** Begin Data section **
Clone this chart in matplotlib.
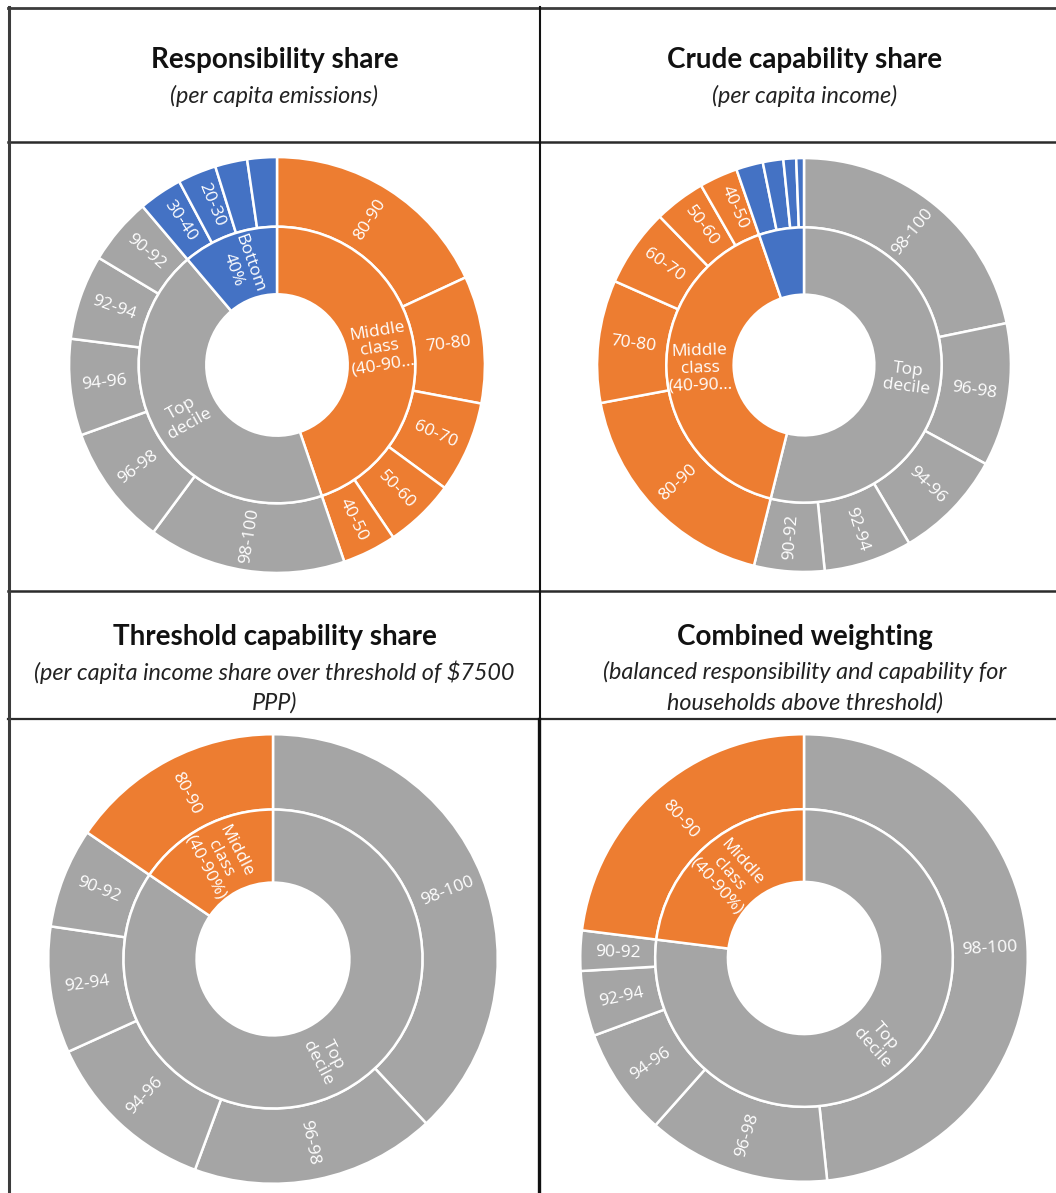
import numpy as np
import matplotlib
matplotlib.use("Agg")
import matplotlib.pyplot as plt
from matplotlib.lines import Line2D

W, H = 1056, 1193

ORANGE = "#ED7D31"
GREY = "#A5A5A5"
BLUE = "#4472C4"

# decile bands, in the order they run clockwise inside each group
deciles_mid = ["80-90", "70-80", "60-70", "50-60", "40-50"]
deciles_top = ["98-100", "96-98", "94-96", "92-94", "90-92"]
deciles_bottom = ["30-40", "20-30", "10-20", "0-10"]

# shares in percent
resp_mid = [18.1, 9.9, 7.1, 5.5, 4.2]
resp_top = [15.4, 9.4, 7.5, 6.6, 5.2]
resp_bottom = [3.4, 3.0, 2.5, 2.3]

crude_top = [21.8, 11.2, 8.6, 6.9, 5.5]
crude_mid = [18.2, 9.6, 6.1, 4.0, 3.0]
crude_bottom = [2.1, 1.6, 1.0, 0.6]

thresh_top = [38.1, 17.6, 12.6, 9.1, 7.2]
thresh_mid = [15.5, 0, 0, 0, 0]

combined_top = [48.3, 13.2, 7.8, 4.7, 2.9]
combined_mid = [23.0, 0, 0, 0, 0]

mid_name_short = "Middle\nclass\n(40-90..."
mid_name_full = "Middle\nclass\n(40-90%)"
top_name = "Top\ndecile"
bottom_name = "Bottom\n40%"

titles = ["Responsibility share", "Crude capability share",
          "Threshold capability share", "Combined weighting"]
subtitles = [["(per capita emissions)"], ["(per capita income)"],
             ["(per capita income share over threshold of $7500", "PPP)"],
             ["(balanced responsibility and capability for",
              "households above threshold)"]]

LABEL_FONT = ["Open Sans", "DejaVu Sans"]
HEAD_FONT = ["Lato", "DejaVu Sans"]

HOLE = 0.34
SPLIT = 0.665


def px_axes(fig, cx, cy, r):
    return fig.add_axes([(cx - r) / W, 1 - (cy + r) / H, 2 * r / W, 2 * r / H])


def ring_labels(ax, values, labels, r0, r1, min_share, size):
    total = 100.0
    start = 0.0
    for v, lab in zip(values, labels):
        span = v / total * 360
        mid = start + span / 2
        start += span
        if v <= 0 or v < min_share or not lab:
            continue
        th = np.radians(mid)
        r = (r0 + r1) / 2
        rot = 90 - mid
        while rot <= -90:
            rot += 180
        while rot > 90:
            rot -= 180
        ax.text(r * np.sin(th), r * np.cos(th), lab, rotation=rot,
                rotation_mode="anchor", ha="center", va="center",
                color="white", fontsize=size, family=LABEL_FONT,
                linespacing=1.1)


def sunburst(fig, cx, cy, r, groups):
    # groups: list of (group label, colour, decile names, values)
    ax = px_axes(fig, cx, cy, r)
    outer_vals, outer_cols, outer_labs = [], [], []
    inner_vals, inner_cols, inner_labs = [], [], []
    for name, col, names, vals in groups:
        for n, v in zip(names, vals):
            if v > 0:
                outer_vals.append(v)
                outer_cols.append(col)
                outer_labs.append(n)
        inner_vals.append(sum(vals))
        inner_cols.append(col)
        inner_labs.append(name)
    wp = dict(edgecolor="white", linewidth=1.8)
    ax.pie(outer_vals, radius=1.0, startangle=90, counterclock=False,
           colors=outer_cols, wedgeprops=dict(width=1.0 - SPLIT, **wp))
    ax.pie(inner_vals, radius=SPLIT, startangle=90, counterclock=False,
           colors=inner_cols, wedgeprops=dict(width=SPLIT - HOLE, **wp))
    ax.set_xlim(-1.01, 1.01)
    ax.set_ylim(-1.01, 1.01)
    ax.set_aspect("equal")
    ax.axis("off")
    ring_labels(ax, outer_vals, outer_labs, SPLIT, 1.0, 2.8, 12.5)
    ring_labels(ax, inner_vals, inner_labs, HOLE, SPLIT, 8.0, 12.5)
    return ax


fig = plt.figure(figsize=(W / 100, H / 100), dpi=100)
fig.patch.set_facecolor("white")


def hline(y, x0, x1, lw=1.6, color="#2b2b2b"):
    fig.add_artist(Line2D([x0 / W, x1 / W], [1 - y / H, 1 - y / H],
                          transform=fig.transFigure, color=color, lw=lw))


def vline(x, y0, y1, lw=1.6, color="#111111"):
    fig.add_artist(Line2D([x / W, x / W], [1 - y0 / H, 1 - y1 / H],
                          transform=fig.transFigure, color=color, lw=lw))


# table grid
hline(8, 8, W, lw=2.0, color="#3c3c3c")
hline(142, 8, W, lw=1.8)
hline(590.5, 8, W, lw=1.8)
hline(719, 8, W, lw=1.6)
vline(9, 7, H, lw=2.2, color="#3c3c3c")
vline(540, 7, 719, lw=1.5)
vline(538.5, 719, H, lw=2.4)

# header cells
head_x = [274.5, 805, 274.5, 805]
head_y = [60, 637]
sub_y = [96, 672]
for i in range(4):
    row = i // 2
    fig.text(head_x[i] / W, 1 - head_y[row] / H, titles[i], ha="center",
             va="center", fontsize=20, fontweight="bold", family=HEAD_FONT,
             color="#111111")
    for k, line in enumerate(subtitles[i]):
        fig.text(head_x[i] / W, 1 - (sub_y[row] + 31 * k) / H, line,
                 ha="center", va="center", fontsize=16.8, style="italic",
                 family=HEAD_FONT, color="#222222")

sunburst(fig, 277, 365, 210, [
    (mid_name_short, ORANGE, deciles_mid, resp_mid),
    (top_name, GREY, deciles_top, resp_top),
    (bottom_name, BLUE, deciles_bottom, resp_bottom),
])
sunburst(fig, 804, 365, 209, [
    (top_name, GREY, deciles_top, crude_top),
    (mid_name_short, ORANGE, deciles_mid, crude_mid),
    ("", BLUE, deciles_bottom, crude_bottom),
])
sunburst(fig, 273, 959, 227, [
    (top_name, GREY, deciles_top, thresh_top),
    (mid_name_full, ORANGE, deciles_mid, thresh_mid),
])
sunburst(fig, 804, 958, 226, [
    (top_name, GREY, deciles_top, combined_top),
    (mid_name_full, ORANGE, deciles_mid, combined_mid),
])

fig.savefig("out.png", dpi=100)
** End Data section **
### Exercise directions
Write out the listing above exactly as it stands, pictures excluded.

### Result
Clone this chart in matplotlib.
import numpy as np
import matplotlib
matplotlib.use("Agg")
import matplotlib.pyplot as plt
from matplotlib.lines import Line2D

W, H = 1056, 1193

ORANGE = "#ED7D31"
GREY = "#A5A5A5"
BLUE = "#4472C4"

# decile bands, in the order they run clockwise inside each group
deciles_mid = ["80-90", "70-80", "60-70", "50-60", "40-50"]
deciles_top = ["98-100", "96-98", "94-96", "92-94", "90-92"]
deciles_bottom = ["30-40", "20-30", "10-20", "0-10"]

# shares in percent
resp_mid = [18.1, 9.9, 7.1, 5.5, 4.2]
resp_top = [15.4, 9.4, 7.5, 6.6, 5.2]
resp_bottom = [3.4, 3.0, 2.5, 2.3]

crude_top = [21.8, 11.2, 8.6, 6.9, 5.5]
crude_mid = [18.2, 9.6, 6.1, 4.0, 3.0]
crude_bottom = [2.1, 1.6, 1.0, 0.6]

thresh_top = [38.1, 17.6, 12.6, 9.1, 7.2]
thresh_mid = [15.5, 0, 0, 0, 0]

combined_top = [48.3, 13.2, 7.8, 4.7, 2.9]
combined_mid = [23.0, 0, 0, 0, 0]

mid_name_short = "Middle\nclass\n(40-90..."
mid_name_full = "Middle\nclass\n(40-90%)"
top_name = "Top\ndecile"
bottom_name = "Bottom\n40%"

titles = ["Responsibility share", "Crude capability share",
          "Threshold capability share", "Combined weighting"]
subtitles = [["(per capita emissions)"], ["(per capita income)"],
             ["(per capita income share over threshold of $7500", "PPP)"],
             ["(balanced responsibility and capability for",
              "households above threshold)"]]

LABEL_FONT = ["Open Sans", "DejaVu Sans"]
HEAD_FONT = ["Lato", "DejaVu Sans"]

HOLE = 0.34
SPLIT = 0.665


def px_axes(fig, cx, cy, r):
    return fig.add_axes([(cx - r) / W, 1 - (cy + r) / H, 2 * r / W, 2 * r / H])


def ring_labels(ax, values, labels, r0, r1, min_share, size):
    total = 100.0
    start = 0.0
    for v, lab in zip(values, labels):
        span = v / total * 360
        mid = start + span / 2
        start += span
        if v <= 0 or v < min_share or not lab:
            continue
        th = np.radians(mid)
        r = (r0 + r1) / 2
        rot = 90 - mid
        while rot <= -90:
            rot += 180
        while rot > 90:
            rot -= 180
        ax.text(r * np.sin(th), r * np.cos(th), lab, rotation=rot,
                rotation_mode="anchor", ha="center", va="center",
                color="white", fontsize=size, family=LABEL_FONT,
                linespacing=1.1)


def sunburst(fig, cx, cy, r, groups):
    # groups: list of (group label, colour, decile names, values)
    ax = px_axes(fig, cx, cy, r)
    outer_vals, outer_cols, outer_labs = [], [], []
    inner_vals, inner_cols, inner_labs = [], [], []
    for name, col, names, vals in groups:
        for n, v in zip(names, vals):
            if v > 0:
                outer_vals.append(v)
                outer_cols.append(col)
                outer_labs.append(n)
        inner_vals.append(sum(vals))
        inner_cols.append(col)
        inner_labs.append(name)
    wp = dict(edgecolor="white", linewidth=1.8)
    ax.pie(outer_vals, radius=1.0, startangle=90, counterclock=False,
           colors=outer_cols, wedgeprops=dict(width=1.0 - SPLIT, **wp))
    ax.pie(inner_vals, radius=SPLIT, startangle=90, counterclock=False,
           colors=inner_cols, wedgeprops=dict(width=SPLIT - HOLE, **wp))
    ax.set_xlim(-1.01, 1.01)
    ax.set_ylim(-1.01, 1.01)
    ax.set_aspect("equal")
    ax.axis("off")
    ring_labels(ax, outer_vals, outer_labs, SPLIT, 1.0, 2.8, 12.5)
    ring_labels(ax, inner_vals, inner_labs, HOLE, SPLIT, 8.0, 12.5)
    return ax


fig = plt.figure(figsize=(W / 100, H / 100), dpi=100)
fig.patch.set_facecolor("white")


def hline(y, x0, x1, lw=1.6, color="#2b2b2b"):
    fig.add_artist(Line2D([x0 / W, x1 / W], [1 - y / H, 1 - y / H],
                          transform=fig.transFigure, color=color, lw=lw))


def vline(x, y0, y1, lw=1.6, color="#111111"):
    fig.add_artist(Line2D([x / W, x / W], [1 - y0 / H, 1 - y1 / H],
                          transform=fig.transFigure, color=color, lw=lw))


# table grid
hline(8, 8, W, lw=2.0, color="#3c3c3c")
hline(142, 8, W, lw=1.8)
hline(590.5, 8, W, lw=1.8)
hline(719, 8, W, lw=1.6)
vline(9, 7, H, lw=2.2, color="#3c3c3c")
vline(540, 7, 719, lw=1.5)
vline(538.5, 719, H, lw=2.4)

# header cells
head_x = [274.5, 805, 274.5, 805]
head_y = [60, 637]
sub_y = [96, 672]
for i in range(4):
    row = i // 2
    fig.text(head_x[i] / W, 1 - head_y[row] / H, titles[i], ha="center",
             va="center", fontsize=20, fontweight="bold", family=HEAD_FONT,
             color="#111111")
    for k, line in enumerate(subtitles[i]):
        fig.text(head_x[i] / W, 1 - (sub_y[row] + 31 * k) / H, line,
                 ha="center", va="center", fontsize=16.8, style="italic",
                 family=HEAD_FONT, color="#222222")

sunburst(fig, 277, 365, 210, [
    (mid_name_short, ORANGE, deciles_mid, resp_mid),
    (top_name, GREY, deciles_top, resp_top),
    (bottom_name, BLUE, deciles_bottom, resp_bottom),
])
sunburst(fig, 804, 365, 209, [
    (top_name, GREY, deciles_top, crude_top),
    (mid_name_short, ORANGE, deciles_mid, crude_mid),
    ("", BLUE, deciles_bottom, crude_bottom),
])
sunburst(fig, 273, 959, 227, [
    (top_name, GREY, deciles_top, thresh_top),
    (mid_name_full, ORANGE, deciles_mid, thresh_mid),
])
sunburst(fig, 804, 958, 226, [
    (top_name, GREY, deciles_top, combined_top),
    (mid_name_full, ORANGE, deciles_mid, combined_mid),
])

fig.savefig("out.png", dpi=100)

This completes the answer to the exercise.